Friday, June 03, 2011

And I And Silence, a world premiere at Finborough Theatre, premier venue for provocative new writing, sounded worth a trip to London: with daisy-chains of stars from reviewers and deemed "unmissable" by Guardian drama queen Lyn Gardner. Theatre Guide London rates it “a play that wants to make you weep, and is quite likely to succeed, so touching is its story” and I'd go half-way with that, stopping at the second comma. It was eye-wateringly dreary. Maybe it's sacrilege to suggest that a play dealing with a subject like racial segregation still needs credible characters and dialogue which is more than abstract ranting, occasionally in rhyme. “Naomi Wallace's short, painful prison drama uses the backdrop of racially segregated '50s America to weave a tale of the hope that can blossom behind bars, and the despair that can destroy a life outside them.” said Time Out, tactfully focussing on the plot not the writing. Short? - even with four excellent women actors, that was a long 70 minutes. Among the critics' bewilderingly gushing tributes there's one incisive comment by Miriam Gillinson in Culture Wars: "plays commissioned for a set purpose (are) tough to stomach... this process often seems to suck the life and spontaneity right out of the writing." And as this honest and unsychophantic review says, And I And Silence is a formulaic play that teaches no-one anything about prison life or its effects.

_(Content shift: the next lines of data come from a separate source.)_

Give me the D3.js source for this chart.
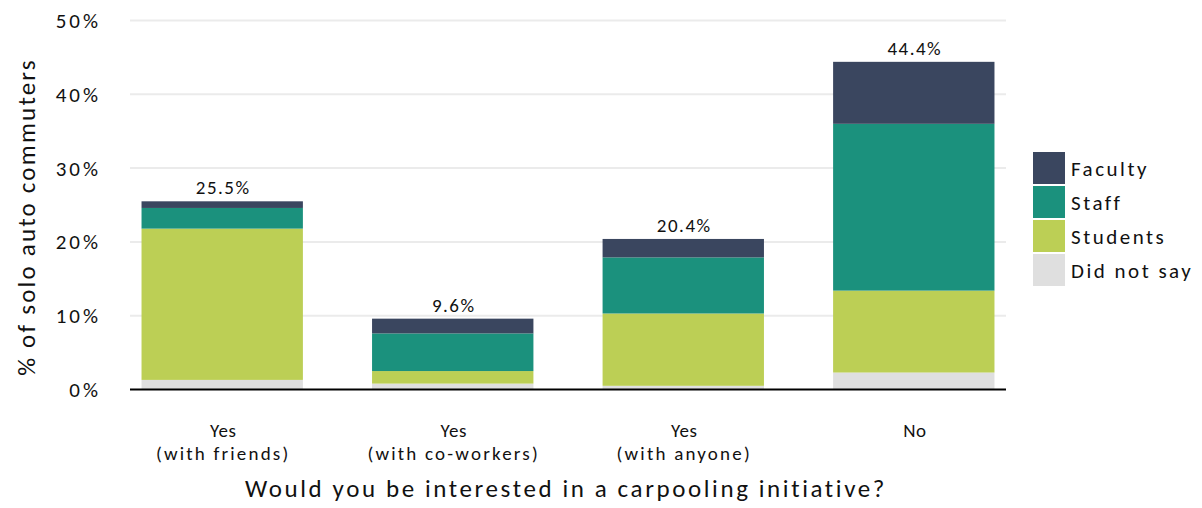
<!DOCTYPE html>
<html>
<head>
<meta charset="utf-8">
<script src="https://cdn.jsdelivr.net/npm/d3@7"></script>
<style>
  body { margin: 0; background: #fff; }
  text { font-family: Carlito, Calibri, Lato, sans-serif; fill: #111; }
</style>
</head>
<body>
<svg width="1202" height="508"></svg>
<script>
// categories (x axis), two lines each
const categories = ['Yes\n(with friends)', 'Yes\n(with co-workers)', 'Yes\n(with anyone)', 'No'];
const groups = ['Did not say', 'Students', 'Staff', 'Faculty'];

// share of solo auto commuters, in %
const didNotSay = [1.3, 0.8, 0.5, 2.3];
const students  = [20.5, 1.7, 9.8, 11.1];
const staff     = [2.8, 5.1, 7.6, 22.6];
const faculty   = [0.9, 2.0, 2.5, 8.4];
const totals    = [25.5, 9.6, 20.4, 44.4];

const yTicks = [0, 10, 20, 30, 40, 50];

const colors = {
    'Faculty': '#3a465f',
    'Staff': '#1b917d',
    'Students': '#bccf55',
    'Did not say': '#dfdfdf'
};

const rows = categories.map((c, i) => ({
    cat: c,
    'Did not say': didNotSay[i],
    'Students': students[i],
    'Staff': staff[i],
    'Faculty': faculty[i],
    total: totals[i]
}));

const svg = d3.select('svg');
const plotLeft = 130, plotRight = 1006, plotTop = 20.5, plotBottom = 389.5;

const x = d3.scaleBand()
    .domain(categories)
    .range([plotLeft, plotRight])
    .paddingInner(0.3)
    .paddingOuter(0.05);

const y = d3.scaleLinear()
    .domain([0, 50])
    .range([plotBottom, plotTop]);

// gridlines
svg.append('g')
    .selectAll('line')
    .data(yTicks.filter(t => t > 0))
    .enter()
    .append('line')
    .attr('x1', plotLeft).attr('x2', plotRight)
    .attr('y1', d => y(d)).attr('y2', d => y(d))
    .attr('stroke', '#ebebeb')
    .attr('stroke-width', 2);

// y tick labels
svg.append('g')
    .selectAll('text')
    .data(yTicks)
    .enter()
    .append('text')
    .attr('x', 101)
    .attr('y', d => y(d))
    .attr('dy', '0.36em')
    .attr('text-anchor', 'end')
    .style('font-size', '21px')
    .style('letter-spacing', '3px')
    .text(d => d + '%');

// stacked bars
const stacked = d3.stack().keys(groups)(rows);

svg.append('g')
    .selectAll('g')
    .data(stacked)
    .enter()
    .append('g')
    .attr('fill', s => colors[s.key])
    .selectAll('rect')
    .data(s => s)
    .enter()
    .append('rect')
    .attr('x', d => x(d.data.cat))
    .attr('width', x.bandwidth())
    .attr('y', d => y(d[1]))
    .attr('height', d => y(d[0]) - y(d[1]));

// baseline
svg.append('line')
    .attr('x1', plotLeft).attr('x2', plotRight)
    .attr('y1', plotBottom).attr('y2', plotBottom)
    .attr('stroke', '#000')
    .attr('stroke-width', 2);

// totals above bars
svg.append('g')
    .selectAll('text')
    .data(rows)
    .enter()
    .append('text')
    .attr('x', d => x(d.cat) + x.bandwidth() / 2 + 1)
    .attr('y', d => y(d.total) - 7)
    .attr('text-anchor', 'middle')
    .style('font-size', '19px')
    .style('letter-spacing', '1.5px')
    .text(d => d.total.toFixed(1) + '%');

// x tick labels, one text per line
categories.forEach(c => {
    c.split('\n').forEach((line, i) => {
        svg.append('text')
            .attr('x', x(c) + x.bandwidth() / 2 + 1)
            .attr('y', 437 + i * 23)
            .attr('text-anchor', 'middle')
            .style('font-size', '19px')
            .style('letter-spacing', i === 0 ? '0.5px' : '2.2px')
            .text(line);
    });
});

// axis titles
svg.append('text')
    .attr('x', 566)
    .attr('y', 497)
    .attr('text-anchor', 'middle')
    .style('font-size', '25px')
    .style('letter-spacing', '2.6px')
    .text('Would you be interested in a carpooling initiative?');

svg.append('text')
    .attr('transform', 'translate(35,' + ((plotTop + plotBottom) / 2 + 12) + ') rotate(-90)')
    .attr('text-anchor', 'middle')
    .style('font-size', '25px')
    .style('letter-spacing', '2.2px')
    .text('% of solo auto commuters');

// legend
const legend = svg.append('g')
    .selectAll('g')
    .data(groups.slice().reverse())
    .enter()
    .append('g')
    .attr('transform', (d, i) => 'translate(1033,' + (152 + i * 34) + ')');
legend.append('rect')
    .attr('width', 32)
    .attr('height', 32)
    .attr('fill', d => colors[d]);
legend.append('text')
    .attr('x', 38)
    .attr('y', 16)
    .attr('dy', '0.36em')
    .style('font-size', '21px')
    .style('letter-spacing', '2.5px')
    .text(d => d);
</script>
</body>
</html>
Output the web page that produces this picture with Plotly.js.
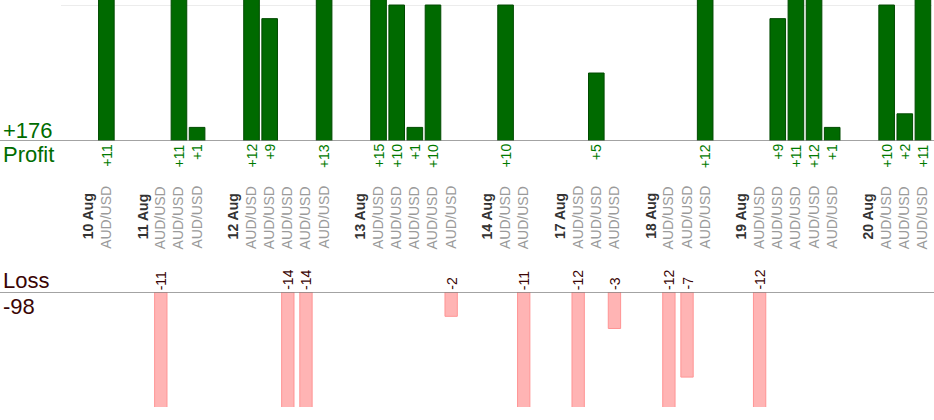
<!DOCTYPE html>
<html>
<head>
<meta charset="utf-8">
<script src="https://cdn.plot.ly/plotly-3.0.1.min.js"></script>
<style>html,body{margin:0;padding:0;background:#fff;}#chart{width:934px;height:420px;}</style>
</head>
<body>
<div id="chart"></div>
<script>
// ---- data ----
const days = ['10 Aug', '11 Aug', '12 Aug', '13 Aug', '14 Aug', '17 Aug', '18 Aug', '19 Aug', '20 Aug'];
const pair = 'AUD/USD';
const trades10Aug = [11];
const trades11Aug = [-11, 11, 1];
const trades12Aug = [12, 9, -14, -14, 13];
const trades13Aug = [15, 10, 1, 10, -2];
const trades14Aug = [10, -11];
const trades17Aug = [-12, 5, -3];
const trades18Aug = [-12, -7, 12];
const trades19Aug = [-12, 9, 11, 12, 1];
const trades20Aug = [10, 2, 11];
const dayTrades = [trades10Aug, trades11Aug, trades12Aug, trades13Aug, trades14Aug,
                   trades17Aug, trades18Aug, trades19Aug, trades20Aug];

// ---- layout of slots: [gap][date][trades...] per day ----
let slot = 0;
const dayX = [], tradeX = [], tradeV = [];
days.forEach((d, i) => {
  slot++;               // gap slot
  dayX.push(slot); slot++;
  dayTrades[i].forEach(v => { tradeX.push(slot); tradeV.push(v); slot++; });
});
const nSlots = slot;

const profX = [], profY = [], lossX = [], lossY = [];
tradeV.forEach((v, i) => {
  if (v > 0) { profX.push(tradeX[i]); profY.push(v); }
  else { lossX.push(tradeX[i]); lossY.push(v); }
});
const totalProfit = profY.reduce((a, b) => a + b, 0);
const totalLoss = lossY.reduce((a, b) => a + b, 0);

// ---- geometry ----
const W = 934, H = 420, ML = 61, MR = 2, MT = 0, MB = 13;
const PH = H - MT - MB, PW = W - ML - MR;
const py = px => (PH - (px - MT)) / PH;       // pixel y -> paper y
const pxX = px => (px - ML) / PW;              // pixel x -> paper x
const FONT = '"Liberation Sans", Arial, sans-serif';

const green = '#006c00', greenTxt = '#007a00', maroon = '#3a0505';

const traces = [
  { type: 'bar', x: profX, y: profY, width: 0.86, xaxis: 'x', yaxis: 'y',
    marker: { color: '#006a00', line: { color: '#004a00', width: 1 } }, hoverinfo: 'none' },
  { type: 'bar', x: lossX, y: lossY, width: 0.68, xaxis: 'x2', yaxis: 'y2',
    marker: { color: '#ffb4b4', line: { color: '#ff9494', width: 1 } }, hoverinfo: 'none' }
];

const ann = [];
profX.forEach((x, i) => ann.push({ x: x, y: 0, xref: 'x', yref: 'y', text: '+' + profY[i],
  textangle: -90, showarrow: false, yanchor: 'top', xanchor: 'center', yshift: -1,
  font: { family: FONT, size: 14, color: greenTxt } }));
lossX.forEach((x, i) => ann.push({ x: x, y: 0, xref: 'x2', yref: 'y2', text: String(lossY[i]),
  textangle: -90, showarrow: false, yanchor: 'bottom', xanchor: 'center', yshift: 0,
  font: { family: FONT, size: 14, color: maroon } }));
tradeX.forEach(x => ann.push({ x: x, y: py(251), xref: 'x', yref: 'paper', text: pair,
  textangle: -90, showarrow: false, yanchor: 'bottom', xanchor: 'center',
  font: { family: FONT, size: 14, color: '#9a9a9a' } }));
dayX.forEach((x, i) => ann.push({ x: x, y: py(241), xref: 'x', yref: 'paper', text: '<b>' + days[i] + '</b>',
  textangle: -90, showarrow: false, yanchor: 'bottom', xanchor: 'center',
  font: { family: FONT, size: 14, color: '#333333' } }));

const sideLabel = (text, topPx, color) => ({ x: pxX(1), y: py(topPx), xref: 'paper', yref: 'paper',
  text: text, showarrow: false, xanchor: 'left', yanchor: 'top',
  font: { family: FONT, size: 22, color: color } });
ann.push(sideLabel('+' + totalProfit, 115.5, green));
ann.push(sideLabel('Profit', 140, green));
ann.push(sideLabel('Loss', 265.5, maroon));
ann.push(sideLabel(String(totalLoss), 291.5, maroon));

const profDomain = [py(141), 1];
const lossDomain = [0, py(292)];

const layout = {
  width: W, height: H,
  margin: { l: ML, r: MR, t: MT, b: MB },
  paper_bgcolor: '#fff', plot_bgcolor: '#fff',
  showlegend: false, bargap: 0,
  xaxis: { range: [-0.5, nSlots - 0.5], anchor: 'y', showticklabels: false, showgrid: false,
           zeroline: false, showline: false, ticks: '' },
  xaxis2: { range: [-0.5, nSlots - 0.5], anchor: 'y2', showticklabels: false, showgrid: false,
            zeroline: false, showline: false, ticks: '' },
  yaxis: { domain: profDomain, range: [0, 10.37], dtick: 10, showticklabels: false,
           showgrid: true, gridcolor: '#ececec', gridwidth: 1, zeroline: false, ticks: '' },
  yaxis2: { domain: lossDomain, range: [-9.46, 0], showticklabels: false, showgrid: false,
            zeroline: false, ticks: '' },
  shapes: [
    { type: 'line', xref: 'paper', yref: 'y', x0: pxX(0), x1: pxX(W), y0: 0, y1: 0,
      line: { color: '#858585', width: 1.5 } },
    { type: 'line', xref: 'paper', yref: 'y2', x0: pxX(0), x1: pxX(W), y0: 0, y1: 0,
      line: { color: '#858585', width: 1.5 } }
  ],
  annotations: ann
};

Plotly.newPlot('chart', traces, layout, { displayModeBar: false, staticPlot: true });
</script>
</body>
</html>
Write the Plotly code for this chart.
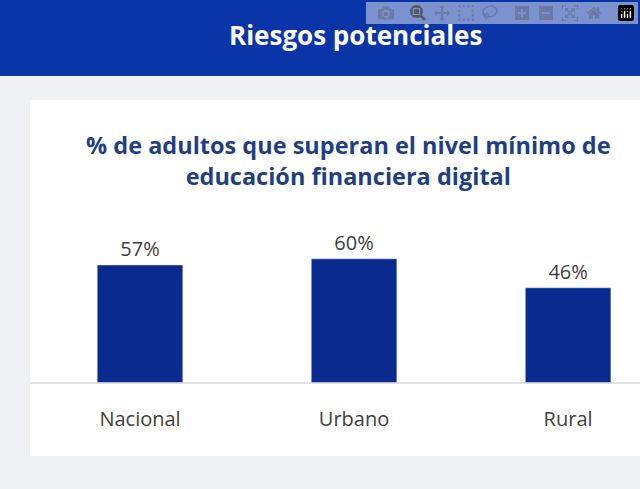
import plotly.graph_objects as go

categories = ["Nacional", "Urbano", "Rural"]
values = [57, 60, 46]
labels = ["57%", "60%", "46%"]

W, H = 640, 489
L, T, B = 33, 176, 106


def px_x(p):
    return (p - L) / (W - L)


def px_y(p):
    return (H - B - p) / (H - B - T)


fig = go.Figure(go.Bar(
    x=categories, y=values, text=labels, textposition="outside",
    width=0.4, marker_color="#0b2a8f", cliponaxis=False,
    textfont=dict(size=20, color="#404040", family="Open Sans"),
))

shapes = [
    # page background
    dict(type="rect", xref="paper", yref="paper", x0=px_x(0), x1=px_x(W), y0=px_y(H), y1=px_y(0),
         fillcolor="#eef0f3", line_width=0, layer="below"),
    # header band
    dict(type="rect", xref="paper", yref="paper", x0=px_x(0), x1=px_x(W), y0=px_y(76), y1=px_y(0),
         fillcolor="#0a35a8", line_width=0, layer="below"),
    # white card
    dict(type="rect", xref="paper", yref="paper", x0=px_x(30), x1=px_x(W), y0=px_y(456), y1=px_y(100),
         fillcolor="white", line_width=0, layer="below"),
    # baseline
    dict(type="line", xref="paper", yref="paper", x0=px_x(30), x1=px_x(W), y0=0, y1=0,
         line=dict(color="#d9d9d9", width=1.5)),
]

annotations = [
    dict(text="<b>Riesgos potenciales</b>", xref="paper", yref="paper", x=px_x(355), y=px_y(35),
         xanchor="center", yanchor="middle", showarrow=False,
         font=dict(size=26, color="white", family="Open Sans")),
    dict(text="<b>% de adultos que superan el nivel mínimo de<br>educación financiera digital</b>",
         xref="paper", yref="paper", x=px_x(348), y=px_y(160), xanchor="center", yanchor="middle",
         showarrow=False, font=dict(size=23.5, color="#1f3f85", family="Open Sans")),
]

fig.update_layout(
    width=W, height=H,
    margin=dict(l=L, r=0, t=T, b=B),
    paper_bgcolor="#eef0f3", plot_bgcolor="rgba(0,0,0,0)",
    showlegend=False, shapes=shapes, annotations=annotations,
    xaxis=dict(range=[-0.5, 2.336], showgrid=False, zeroline=False, showline=False,
               tickfont=dict(size=20, color="#404040", family="Open Sans"), ticklen=0,
               ticks="outside", tickcolor="rgba(0,0,0,0)"),
    yaxis=dict(range=[0, 100], visible=False),
)
fig.update_xaxes(ticklabelstandoff=18)

fig.write_html("out.html", post_script="document.body.style.margin='0';")
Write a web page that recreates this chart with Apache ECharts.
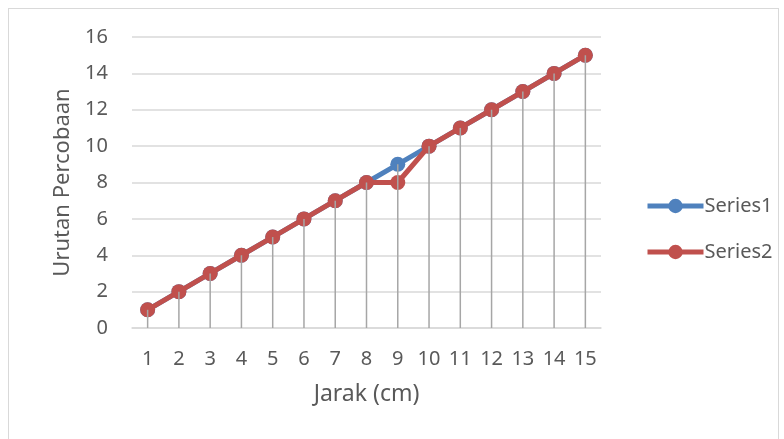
<!DOCTYPE html>
<html>
<head>
<meta charset="utf-8">
<script src="https://cdn.jsdelivr.net/npm/echarts@6/dist/echarts.min.js"></script>
<style>
  html, body { margin: 0; padding: 0; background: #fff; }
  #frame { position: absolute; left: 8px; top: 8px; width: 771px; height: 440px; border: 1px solid #d9d9d9; box-sizing: border-box; }
  #chart { position: absolute; left: 0; top: 0; width: 784px; height: 439px; }
</style>
</head>
<body>
<div id="frame"></div>
<div id="chart"></div>
<script>
// data
const categories = ['1', '2', '3', '4', '5', '6', '7', '8', '9', '10', '11', '12', '13', '14', '15']
const series1 = [1, 2, 3, 4, 5, 6, 7, 8, 9, 10, 11, 12, 13, 14, 15]
const series2 = [1, 2, 3, 4, 5, 6, 7, 8, 8, 10, 11, 12, 13, 14, 15]

const FONT = '"Noto Sans", "Open Sans", sans-serif'
const TEXT_COLOR = '#595959'

// drop lines go from the higher of the two points down to the axis
const dropTops = categories.map((c, i) => [i, Math.max(series1[i], series2[i])])

const chart = echarts.init(document.getElementById('chart'), null, { renderer: 'canvas' })

const option = {
  animation: false,
  color: ['#4f81bd', '#c0504d'],
  grid: {
    left: 132,
    right: 183,
    top: 37,
    bottom: 111
  },
  legend: {
    orient: 'vertical',
    left: 640,
    top: 191,
    itemWidth: 56,
    itemHeight: 18,
    itemGap: 26,
    lineStyle: { width: 5 },
    textStyle: {
      fontFamily: FONT,
      fontSize: 20,
      color: TEXT_COLOR,
      padding: [0, 0, 0, -4]
    },
    data: ['Series1', 'Series2']
  },
  xAxis: {
    type: 'category',
    data: categories,
    boundaryGap: true,
    name: 'Jarak (cm)',
    nameLocation: 'middle',
    nameGap: 55,
    nameTextStyle: {
      fontFamily: FONT,
      fontSize: 23,
      color: TEXT_COLOR
    },
    axisLine: { lineStyle: { color: '#d9d9d9', width: 1.5 } },
    axisTick: { show: false },
    axisLabel: {
      margin: 21,
      fontFamily: FONT,
      fontSize: 20,
      color: TEXT_COLOR
    }
  },
  yAxis: {
    type: 'value',
    min: 0,
    max: 16,
    interval: 2,
    name: 'Urutan Percobaan',
    nameLocation: 'middle',
    nameGap: 57,
    nameTextStyle: {
      fontFamily: FONT,
      fontSize: 22,
      color: TEXT_COLOR
    },
    axisLine: { show: false },
    axisTick: { show: false },
    splitLine: { lineStyle: { color: '#d9d9d9', width: 1.5 } },
    axisLabel: {
      margin: 24,
      fontFamily: FONT,
      fontSize: 20,
      color: TEXT_COLOR
    }
  },
  series: [
    {
      name: 'Series1',
      type: 'line',
      data: series1,
      symbol: 'circle',
      symbolSize: 15,
      lineStyle: { width: 5 },
      z: 2
    },
    {
      name: 'Series2',
      type: 'line',
      data: series2,
      symbol: 'circle',
      symbolSize: 15,
      lineStyle: { width: 5 },
      z: 3
    },
    {
      name: 'drop',
      type: 'custom',
      z: 4,
      silent: true,
      data: dropTops,
      renderItem: function (params, api) {
        const top = api.coord([api.value(0), api.value(1)])
        const bottom = api.coord([api.value(0), 0])
        return {
          type: 'line',
          shape: { x1: top[0], y1: top[1], x2: bottom[0], y2: bottom[1] },
          style: { stroke: '#a6a6a6', lineWidth: 1.5 }
        }
      }
    }
  ]
}

chart.setOption(option)
</script>
</body>
</html>
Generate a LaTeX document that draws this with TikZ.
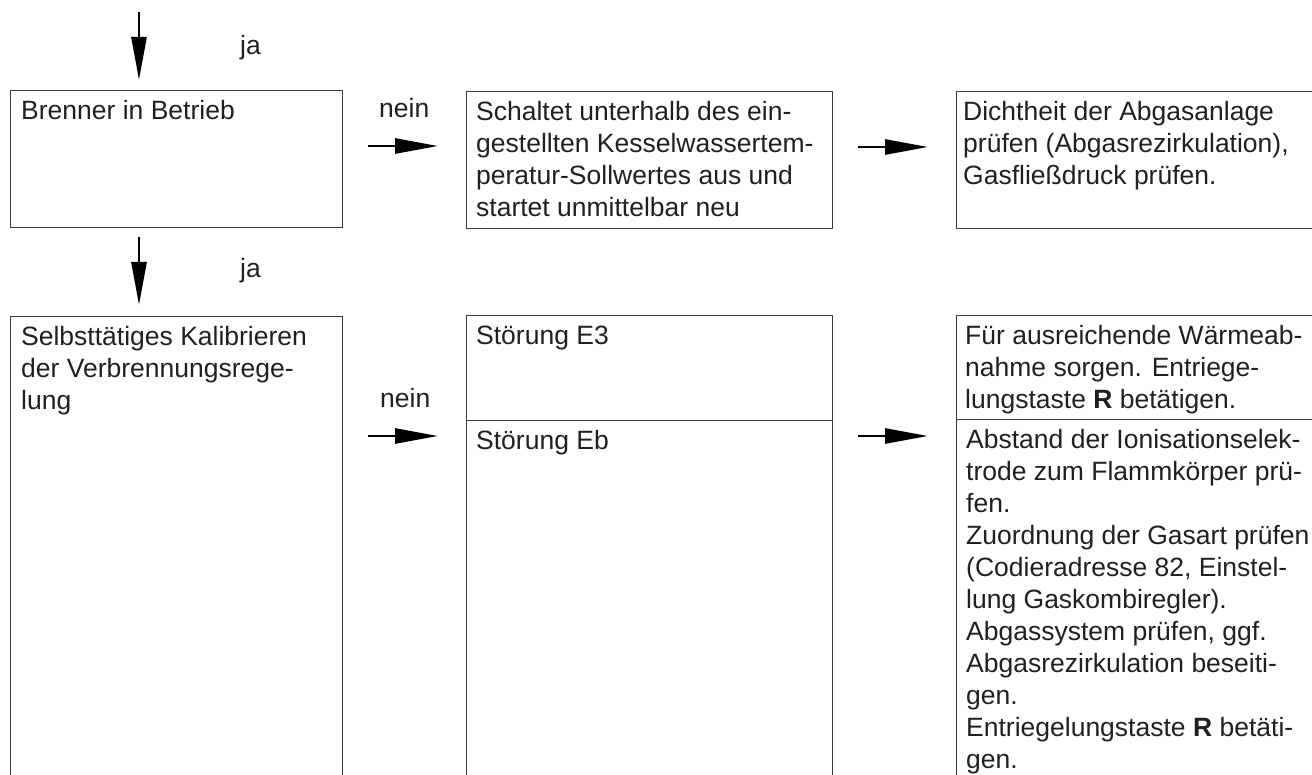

No need to trek up to London for entertainment anyway, when Bath on a sunny day brims with street theatre and live music. My friend Diana Cambridge lives in delightfully bohemian style in a house with views across the city, and lunch in her garden is always a treat. Her next book Writing for Magazines: The Essential Guide is out in October.

And once again belatedly... now that - via my son's DVD - I've discovered Stewart Lee , I'm addicted to the Comedy Vehicle reruns on BBC2.
His take on quality of life is still on BBC i-player if you missed the magic "Prawns prawns prawns", now my mantra for the summer.